Specialized Police Teams in UN Peace Operations: A Survey of Progress and Challenge

This report analyses Specialized Police Teams (SPTs) deployed in UN missions meant for capacity building of local forces, in contrast with individually seconded officers and formed police units meant for enforcement. It first describes the benefits of SPTs in their results-focused capacity building, then goes into the challenges faced in their composition and deployment due to issues of supply, funding, and consistency before concluding with recommendations for the Secretariat, missions, and MS. As Civilian CSDP missions also move forward with Specialised Teams of a similar kind, the benefits, flaws, and proposed solutions for the UN provide good lessons to take into account.

One of the benefits of SPTs is that they are generally competent and focused. Members of the teams meet high standards and provide a coherent project-oriented approach to their work in skills-transfer. This approach for capacity building maximises the use of the officers' capabilities, helps build relationships due to priority being set for officers with a cultural or linguistic affinity for the host state, and enables team to quickly deploy and adapt to the challenges faced in a particular context. This has some advantages over individual officers and formed police units, where deployments may be open-ended, without measurable goals, and distant from local forces. 

 However, there are a variety of challenges in the assembly and deployment of SPTs, first and foremost being supply-side issues. There are administrative barriers that limit access to funding as well as a shortage of officers who meet the necessary skills requirements for this voluntary programme. The officers that are seconded also come disproportionately from global north countries, and there are tensions between seconding states and the UNPD due to a sense that SPTs are directed too top-down without buy-in from MS. While the contextual specificity of the SPTs has its strengths, there is also inconsistency in their composition, plan, and modalities as well as a perceived disconnect from the broader efforts of the missions. In terms of end results, the report finds that too much focus is on "quick wins" that may not lead to long-term development of capacities within the host state, and that there are still few monitoring and evaluation frameworks or knowledge management systems in place.

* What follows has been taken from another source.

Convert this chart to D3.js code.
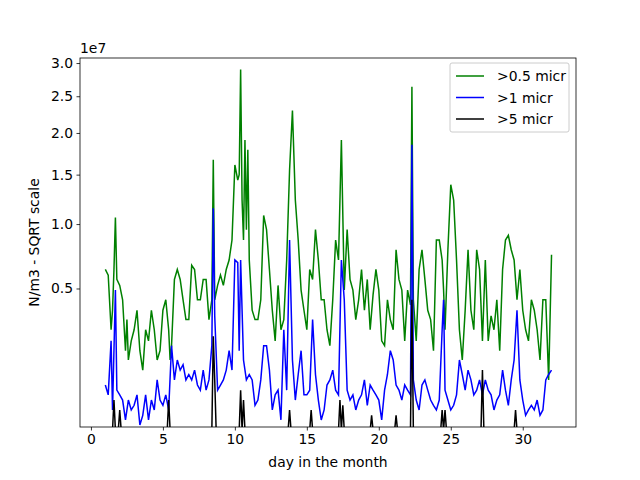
<!DOCTYPE html>
<html><head><meta charset="utf-8">
<script src="https://cdn.jsdelivr.net/npm/d3@7"></script>
<style>body{margin:0;background:#fff}text{font-family:"DejaVu Sans",sans-serif}</style>
</head><body><svg id="c" width="640" height="480"></svg>
<script>
// values in units of 1e7 particles / m3
const greenDays = [1.0,1.2,1.4,1.5,1.6,1.7,1.8,2.0,2.2,2.4,2.5,2.6,2.8,3.0,3.2,3.4,3.6,3.8,4.0,4.2,4.4,4.6,4.8,5.0,5.2,5.4,5.5,5.6,5.8,6.0,6.2,6.4,6.6,6.8,7.0,7.2,7.4,7.6,7.8,8.0,8.2,8.4,8.5,8.6,8.8,9.0,9.2,9.4,9.6,9.8,10.0,10.2,10.3,10.4,10.5,10.6,10.7,10.8,10.9,11.0,11.2,11.4,11.6,11.8,12.0,12.2,12.4,12.6,12.8,13.0,13.2,13.4,13.6,13.8,14.0,14.2,14.4,14.6,14.8,15.0,15.2,15.4,15.6,15.8,16.0,16.2,16.4,16.6,16.8,17.0,17.2,17.4,17.6,17.8,18.0,18.2,18.4,18.6,18.8,19.0,19.2,19.4,19.6,19.8,20.0,20.2,20.4,20.6,20.8,21.0,21.2,21.4,21.6,21.8,22.0,22.2,22.3,22.4,22.6,22.8,23.0,23.2,23.4,23.6,23.8,24.0,24.2,24.4,24.5,24.6,24.8,25.0,25.2,25.4,25.6,25.8,26.0,26.2,26.4,26.6,26.8,27.0,27.2,27.4,27.6,27.8,28.0,28.2,28.4,28.6,28.8,29.0,29.2,29.4,29.6,29.8,30.0,30.2,30.4,30.6,30.8,31.0,31.2,31.4,31.6,31.8,32.0];
const greenVals = [0.63,0.59,0.27,0.37,0.63,1.06,0.56,0.52,0.43,0.18,0.32,0.146,0.22,0.27,0.37,0.18,0.113,0.27,0.22,0.37,0.27,0.146,0.18,0.37,0.43,0.27,0.146,0.20,0.56,0.63,0.56,0.43,0.32,0.32,0.66,0.63,0.43,0.43,0.56,0.56,0.32,0.43,1.67,0.43,0.52,0.59,0.52,0.63,0.70,0.86,1.61,1.44,1.50,2.9,1.23,0.86,1.91,0.95,1.79,0.70,0.37,0.32,0.32,0.43,1.08,0.95,0.63,0.37,0.22,0.52,0.27,0.32,0.70,1.55,2.30,1.23,0.86,0.49,0.37,0.27,0.63,0.56,0.95,0.70,0.43,0.43,0.27,0.20,0.43,0.86,0.70,1.91,0.49,0.95,0.56,0.49,0.32,0.43,0.63,0.37,0.56,0.27,0.46,0.63,0.49,0.22,0.20,0.43,0.32,0.27,0.78,0.56,0.49,0.22,0.49,0.40,2.64,0.43,0.22,0.63,0.78,0.56,0.37,0.32,0.18,0.86,0.86,0.70,0.49,0.27,0.78,1.39,1.23,0.70,0.27,0.146,0.37,0.78,0.37,0.27,0.78,0.63,0.22,0.70,0.22,0.34,0.27,0.43,0.18,0.63,0.86,0.90,0.78,0.70,0.43,0.63,0.37,0.27,0.22,0.43,0.37,0.27,0.146,0.43,0.43,0.085,0.74];
const blueDays = [1.0,1.2,1.4,1.5,1.7,1.8,2.0,2.2,2.4,2.6,2.8,3.0,3.2,3.4,3.6,3.8,4.0,4.2,4.4,4.6,4.8,5.0,5.2,5.4,5.6,5.8,6.0,6.2,6.4,6.6,6.8,7.0,7.2,7.4,7.6,7.8,8.0,8.2,8.4,8.5,8.6,8.8,9.0,9.2,9.4,9.6,9.8,10.0,10.2,10.3,10.4,10.6,10.8,11.0,11.2,11.4,11.6,11.8,12.0,12.2,12.4,12.6,12.8,13.0,13.2,13.4,13.6,13.8,14.0,14.2,14.4,14.6,14.8,15.0,15.2,15.4,15.6,15.8,16.0,16.2,16.4,16.6,16.8,17.0,17.2,17.4,17.6,17.8,18.0,18.2,18.4,18.6,18.8,19.0,19.2,19.4,19.6,19.8,20.0,20.2,20.4,20.6,20.8,21.0,21.2,21.4,21.6,21.8,22.0,22.2,22.3,22.4,22.6,22.8,23.0,23.2,23.4,23.6,23.8,24.0,24.2,24.4,24.5,24.6,24.8,25.0,25.2,25.4,25.6,25.8,26.0,26.2,26.4,26.6,26.8,27.0,27.2,27.4,27.6,27.8,28.0,28.2,28.4,28.6,28.8,29.0,29.2,29.4,29.6,29.8,30.0,30.2,30.4,30.6,30.8,31.0,31.2,31.4,31.6,31.8,32.0];
const blueVals = [0.072,0.05,0.22,0.024,0.49,0.06,0.05,0.04,0.012,0.04,0.024,0.031,0.05,0.0075,0.017,0.05,0.012,0.04,0.024,0.085,0.04,0.031,0.05,0.024,0.20,0.085,0.146,0.113,0.13,0.085,0.10,0.085,0.113,0.072,0.06,0.113,0.06,0.085,0.20,1.15,0.34,0.06,0.072,0.085,0.113,0.18,0.113,0.70,0.68,0.18,0.70,0.146,0.085,0.10,0.085,0.031,0.04,0.085,0.20,0.20,0.113,0.024,0.05,0.06,0.012,0.27,0.06,0.86,0.146,0.04,0.10,0.18,0.05,0.05,0.06,0.32,0.10,0.04,0.012,0.024,0.072,0.085,0.113,0.06,0.05,0.70,0.43,0.06,0.04,0.05,0.024,0.04,0.05,0.085,0.031,0.072,0.06,0.05,0.04,0.012,0.06,0.10,0.18,0.146,0.072,0.06,0.04,0.072,0.06,0.05,1.85,0.085,0.04,0.024,0.072,0.085,0.06,0.04,0.031,0.024,0.04,0.27,0.43,0.06,0.04,0.024,0.031,0.05,0.146,0.10,0.06,0.113,0.085,0.05,0.06,0.085,0.05,0.085,0.06,0.05,0.024,0.04,0.05,0.113,0.06,0.031,0.085,0.146,0.37,0.085,0.04,0.017,0.024,0.031,0.024,0.04,0.017,0.024,0.085,0.10,0.113];
const blackDays = [1.0,1.5,1.6,1.7,1.9,2.0,2.1,5.3,5.4,5.5,8.4,8.5,8.6,8.7,10.3,10.4,10.5,10.6,10.7,13.7,13.8,13.9,15.2,15.3,15.4,17.2,17.3,17.4,17.5,17.6,19.4,19.5,19.6,21.1,21.2,21.3,22.2,22.3,22.4,24.3,24.4,24.5,24.6,24.7,27.1,27.2,27.3,29.4,29.5,29.6,32.0];
const blackVals = [0.004,0.004,0.04,0.004,0.004,0.024,0.004,0.004,0.04,0.004,0.004,0.24,0.085,0.004,0.004,0.06,0.004,0.04,0.004,0.004,0.024,0.004,0.004,0.024,0.004,0.004,0.04,0.004,0.031,0.004,0.004,0.017,0.004,0.004,0.017,0.004,0.004,0.43,0.004,0.004,0.024,0.004,0.024,0.004,0.004,0.113,0.004,0.004,0.024,0.004,0.004];
const xTicks = [0,5,10,15,20,25,30];
const yTicks = [0.5,1.0,1.5,2.0,2.5,3.0];
const seriesNames = [">0.5 micr", ">1 micr", ">5 micr"];
const seriesColors = ["green", "blue", "black"];

const FS = 13.9;
const m = {l: 80, r: 576, t: 58, b: 427};
const svg = d3.select('#c');
const x = d3.scaleLinear().domain([-0.76, 33.7]).range([m.l, m.r]);
const y = d3.scaleSqrt().domain([0.006, 3.08]).range([m.b, m.t]);

svg.append('clipPath').attr('id', 'clip').append('rect')
    .attr('x', m.l).attr('y', m.t).attr('width', m.r - m.l).attr('height', m.b - m.t);

const series = [
    greenDays.map((d, i) => [d, greenVals[i]]),
    blueDays.map((d, i) => [d, blueVals[i]]),
    blackDays.map((d, i) => [d, blackVals[i]])
];
const line = d3.line().x(d => x(d[0])).y(d => y(d[1]));
series.forEach((s, i) => {
    svg.append('path').attr('clip-path', 'url(#clip)').datum(s)
        .attr('d', line).attr('fill', 'none')
        .attr('stroke', seriesColors[i]).attr('stroke-width', 1.5);
});

const xa = svg.append('g').attr('transform', `translate(0,${m.b})`)
    .call(d3.axisBottom(x).tickValues(xTicks).tickSize(3.5).tickPadding(3.5));
const ya = svg.append('g').attr('transform', `translate(${m.l},0)`)
    .call(d3.axisLeft(y).tickValues(yTicks).tickFormat(d3.format('.1f')).tickSize(3.5).tickPadding(3.5));
[xa, ya].forEach(a => {
    a.select('.domain').remove();
    a.selectAll('text').attr('font-size', FS).attr('fill', '#000');
    a.selectAll('line').attr('stroke', '#000').attr('stroke-width', 0.8);
});
svg.append('rect').attr('x', m.l).attr('y', m.t).attr('width', m.r - m.l).attr('height', m.b - m.t)
    .attr('fill', 'none').attr('stroke', '#000').attr('stroke-width', 0.8);

svg.append('text').attr('x', m.l).attr('y', m.t - 5).attr('font-size', FS).text('1e7');
svg.append('text').attr('x', (m.l + m.r) / 2).attr('y', 467).attr('text-anchor', 'middle')
    .attr('font-size', FS).text('day in the month');
svg.append('text').attr('transform', `translate(39,${(m.t + m.b) / 2}) rotate(-90)`)
    .attr('text-anchor', 'middle').attr('font-size', FS).text('N/m3 - SQRT scale');

const lg = svg.append('g').attr('transform', 'translate(450,63)');
lg.append('rect').attr('width', 119).attr('height', 69).attr('rx', 2)
    .attr('fill', '#fff').attr('fill-opacity', 0.8).attr('stroke', '#ccc');
seriesNames.forEach((n, i) => {
    const yy = 13 + i * 21.5;
    lg.append('line').attr('x1', 6).attr('x2', 34).attr('y1', yy).attr('y2', yy)
        .attr('stroke', seriesColors[i]).attr('stroke-width', 1.5);
    lg.append('text').attr('x', 47).attr('y', yy + 5).attr('font-size', FS).text(n);
});
</script></body></html>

In light of these challenges, the author proposes a broad variety of concrete policy changes. For the UNPD Secretariat, these include: clarify administrative roles internally, strengthen MS coordination, develop mechanisms for earmarked funding, simplify monitoring and evaluation requirements, and establish a knowledge management system for organisational learning. For missions, these include: maximise limited resources for sustainable outcomes, focus on training-of-trainers approaches, and refurbish local police training facilities. And for MS: ensure mission mandates and budgets enable the use of SPTs, provide high-quality personnel and adequate funding, and commission a system-wide evaluation of SPTs. Many more specific recommendations can be found at the end of the report. 

Reference: Hunt, C. T. (2024). Specialized Police Teams in UN Peace Operations: A Survey of Progress and Challenge. International Peace Institute.